New Mexico Senators Propose Bill to Charge Hard-Rock Mining Royalties

September 17, 2015


Senators Tom Udall and Martin Heinrich, both New Mexico Democrats, plan to introduce legislation that would require companies mining for hard-rock minerals on public lands to pay royalties. The funds would be used to pay to clean up tens of thousands of abandoned mines across the United States. The proposed legislation would reform mining laws that have been on the books since 1872.


The senators proposed the legislation as a response to the Gold King Mine spill on August 5 that turned parts of the Animas River orange and yellow when heavy metal waste that had been sitting in the abandoned mine since the 1920s was spilled into the water.
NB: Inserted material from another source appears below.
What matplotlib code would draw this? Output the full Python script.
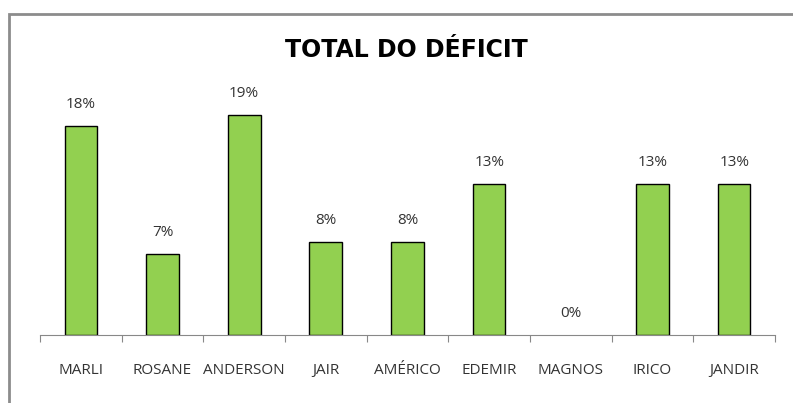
import matplotlib.pyplot as plt
from matplotlib.patches import Rectangle

nomes = ['MARLI', 'ROSANE', 'ANDERSON', 'JAIR', 'AMÉRICO', 'EDEMIR', 'MAGNOS', 'IRICO', 'JANDIR']
deficit = [18, 7, 19, 8, 8, 13, 0, 13, 13]

fig = plt.figure(figsize=(7.93, 4.03), dpi=100)

# moldura do grafico (estilo excel)
fig.patches.append(Rectangle((9 / 793, -0.1), 1.2, 1.1 - 14 / 403, transform=fig.transFigure,
                             fill=False, edgecolor='#8c8c8c', linewidth=2))

ax = fig.add_axes([40 / 793, 1 - 335 / 403, 735 / 793, 255 / 403])
x = range(len(nomes))
barras = ax.bar(x, deficit, width=0.4, color='#92D050', edgecolor='black', linewidth=1)
for b, v in zip(barras, deficit):
    if v == 0:
        b.set_linewidth(0)
for xi, v in zip(x, deficit):
    ax.annotate(str(v) + '%', (xi, v), xytext=(0, 10), textcoords='offset points',
                ha='center', va='bottom', fontsize=11, family='Open Sans', color='#333333')

ax.set_xlim(-0.5, len(nomes) - 0.5)
ax.set_ylim(0, 255 / 11.6)
ax.set_xticks([i - 0.5 for i in range(len(nomes) + 1)])
ax.set_xticklabels([])
ax.set_xticks(list(x), minor=True)
ax.set_xticklabels(nomes, minor=True, fontsize=11, family='Open Sans', color='#333333')
ax.tick_params(axis='x', which='major', length=5, color='#888888', direction='out')
ax.tick_params(axis='x', which='minor', length=0, pad=20)
ax.set_yticks([])
for s in ['left', 'right', 'top']:
    ax.spines[s].set_visible(False)
ax.spines['bottom'].set_color('#888888')

fig.text(406 / 793, 1 - 50 / 403, 'TOTAL DO DÉFICIT', ha='center', va='center',
         fontsize=17, fontweight='bold', family='DejaVu Sans')

fig.savefig('out.png', dpi=100)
The U.S. Environmental Protection Agency admits that it caused the spill when crews were attempting to clean up the site. The agency’s supporters say the spill was a result of inadequate funds to pay to clean up waste rock piles in old mines.


The mining industry is prepared to oppose the bill. The National Mining Association suggested that Congress offer incentives to support voluntary cleanup of legacy mines. They believe Congress should remove the threat of liability for Good Samaritans, including private parties and members of the mining industry, who want to remediate abandoned mines.
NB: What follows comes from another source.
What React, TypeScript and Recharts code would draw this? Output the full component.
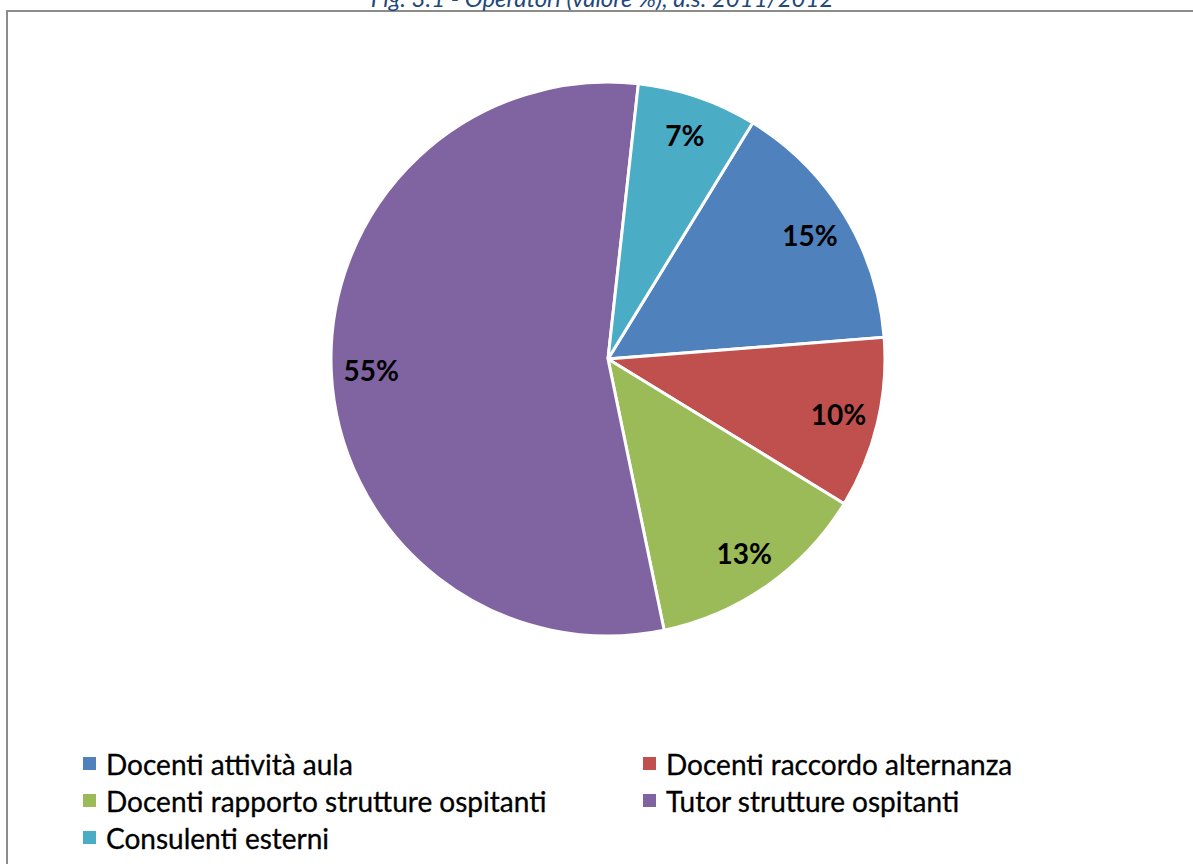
import React from "react";
import { PieChart, Pie, Cell, Legend } from "recharts";

// Operatori coinvolti, quota percentuale per figura
const categories = [
  "Docenti attività aula",
  "Docenti raccordo alternanza",
  "Docenti rapporto strutture ospitanti",
  "Tutor strutture ospitanti",
  "Consulenti esterni",
];
const shares = [15, 10, 13, 55, 7];
const sliceColors = ["#4F81BD", "#C0504D", "#9BBB59", "#8064A2", "#4BACC6"];
const title = "Fig. 3.1 - Operatori (valore %), a.s. 2011/2012";

const data = categories.map((name, i) => ({ name, value: shares[i] }));

const RAD = Math.PI / 180;
const FONT = "Lato, 'Open Sans', sans-serif";

const renderLabel = (props: any) => {
  const { cx, cy, midAngle, outerRadius, value } = props;
  const r = outerRadius - 40;
  const x = cx + r * Math.cos(-midAngle * RAD);
  const y = cy + r * Math.sin(-midAngle * RAD);
  return (
    <text
      x={x}
      y={y}
      textAnchor="middle"
      dominantBaseline="central"
      fill="#000"
      style={{ fontFamily: FONT, fontWeight: 700, fontSize: 28 }}
    >
      {`${value}%`}
    </text>
  );
};

// Two-column legend, entries kept in series order
const LegendGrid = (props: any) => {
  const payload = props.payload || [];
  const items = categories.map((name, i) => {
    const hit = payload.find((p: any) => p.value === name);
    return { value: name, color: hit ? hit.color : sliceColors[i] };
  });
  return (
    <div style={{ position: "relative", width: 1193, height: 120 }}>
      {items.map((it, i) => {
        const col = i % 2;
        const row = Math.floor(i / 2);
        return (
          <div
            key={it.value}
            style={{
              position: "absolute",
              left: col === 0 ? 83 : 643,
              top: row * 37,
              height: 37,
              display: "flex",
              alignItems: "center",
              whiteSpace: "nowrap",
              fontFamily: FONT,
              fontSize: 28,
              color: "#000",
              WebkitTextStroke: "0.3px #000",
            }}
          >
            <span
              style={{
                display: "inline-block",
                width: 13,
                height: 13,
                background: it.color,
                marginRight: 10,
              }}
            />
            <span>{it.value}</span>
          </div>
        );
      })}
    </div>
  );
};

export default function App() {
  return (
    <div
      style={{
        position: "absolute",
        left: 0,
        top: 0,
        width: 1193,
        height: 864,
        background: "#fff",
        overflow: "hidden",
      }}
    >
      <div
        style={{
          position: "absolute",
          left: 6,
          top: 10,
          width: 1300,
          height: 1000,
          borderTop: "2px solid #8c8c8c",
          borderLeft: "2px solid #8c8c8c",
        }}
      />
      <div
        style={{
          position: "absolute",
          left: 0,
          width: 1204,
          top: -14,
          textAlign: "center",
          fontFamily: FONT,
          fontStyle: "italic",
          fontSize: 24,
          lineHeight: "24px",
          color: "#1F497D",
          whiteSpace: "nowrap",
        }}
      >
        {title}
      </div>
      <div style={{ position: "absolute", left: 0, top: 0 }}>
        <PieChart width={1193} height={864} margin={{ top: 0, right: 0, bottom: 0, left: 0 }}>
          <Pie
            data={data}
            dataKey="value"
            nameKey="name"
            cx={608}
            cy={359}
            outerRadius={277}
            startAngle={58.5}
            endAngle={-301.5}
            stroke="#ffffff"
            strokeWidth={3}
            label={renderLabel}
            labelLine={false}
            isAnimationActive={false}
          >
            {data.map((d, i) => (
              <Cell key={d.name} fill={sliceColors[i]} />
            ))}
          </Pie>
          <Legend
            content={<LegendGrid />}
            wrapperStyle={{ position: "absolute", left: 0, top: 745, width: 1193 }}
          />
        </PieChart>
      </div>
    </div>
  );
}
Earthworks, an environmental group, believes the real problem is not the EPA, but rather the fact that there are 500,000 abandoned and inactive hard-rock mines across the country that may cost over $50 billion to clean up. There is no dedicated funding for those efforts. The group believes that unless hard-rock miners are required to pay royalties like coal miners, other environmental disasters like the Gold King Mine spill may happen.
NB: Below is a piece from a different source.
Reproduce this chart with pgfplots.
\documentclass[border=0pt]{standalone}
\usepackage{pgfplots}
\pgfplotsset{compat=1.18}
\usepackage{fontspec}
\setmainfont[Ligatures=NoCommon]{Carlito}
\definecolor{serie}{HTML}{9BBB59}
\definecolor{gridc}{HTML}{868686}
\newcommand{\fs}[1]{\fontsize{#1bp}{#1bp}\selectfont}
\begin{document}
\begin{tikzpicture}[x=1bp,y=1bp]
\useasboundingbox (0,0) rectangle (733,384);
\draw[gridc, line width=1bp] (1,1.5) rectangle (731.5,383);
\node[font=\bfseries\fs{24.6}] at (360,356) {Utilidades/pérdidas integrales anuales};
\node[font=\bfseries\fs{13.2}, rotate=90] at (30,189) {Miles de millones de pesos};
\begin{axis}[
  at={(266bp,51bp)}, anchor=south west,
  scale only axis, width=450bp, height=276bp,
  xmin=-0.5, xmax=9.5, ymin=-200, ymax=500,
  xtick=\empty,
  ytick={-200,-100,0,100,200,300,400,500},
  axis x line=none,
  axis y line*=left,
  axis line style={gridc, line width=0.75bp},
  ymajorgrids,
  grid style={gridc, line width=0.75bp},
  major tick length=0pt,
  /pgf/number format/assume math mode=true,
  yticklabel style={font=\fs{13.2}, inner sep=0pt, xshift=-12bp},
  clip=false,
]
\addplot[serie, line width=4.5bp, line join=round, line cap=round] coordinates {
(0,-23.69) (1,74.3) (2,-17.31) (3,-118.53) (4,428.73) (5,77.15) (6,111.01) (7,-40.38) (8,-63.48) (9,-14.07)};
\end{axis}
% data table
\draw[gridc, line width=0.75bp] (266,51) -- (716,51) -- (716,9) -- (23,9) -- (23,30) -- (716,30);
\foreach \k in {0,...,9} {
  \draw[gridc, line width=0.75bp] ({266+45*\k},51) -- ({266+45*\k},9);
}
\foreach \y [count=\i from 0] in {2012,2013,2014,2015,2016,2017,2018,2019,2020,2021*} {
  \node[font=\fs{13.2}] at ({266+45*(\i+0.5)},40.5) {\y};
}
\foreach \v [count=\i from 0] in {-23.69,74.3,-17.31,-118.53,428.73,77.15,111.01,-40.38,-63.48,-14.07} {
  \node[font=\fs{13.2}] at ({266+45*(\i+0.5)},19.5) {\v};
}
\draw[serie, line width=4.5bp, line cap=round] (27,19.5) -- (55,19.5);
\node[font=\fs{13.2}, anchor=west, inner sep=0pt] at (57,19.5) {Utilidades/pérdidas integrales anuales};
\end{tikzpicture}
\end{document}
The New Mexico Abandoned Mine land program was created in the early 1980s. It has invested $24 million in the cleanup of 261 abandoned coal mines. However, that is just a fraction of the 13,000 abandoned mines in the state. That number only includes abandoned mines in and around public lands. State and federal agencies have been cleaning up sites like uranium mines, but they have primarily been using federal funds because the state of New Mexico has not contributed much to the effort.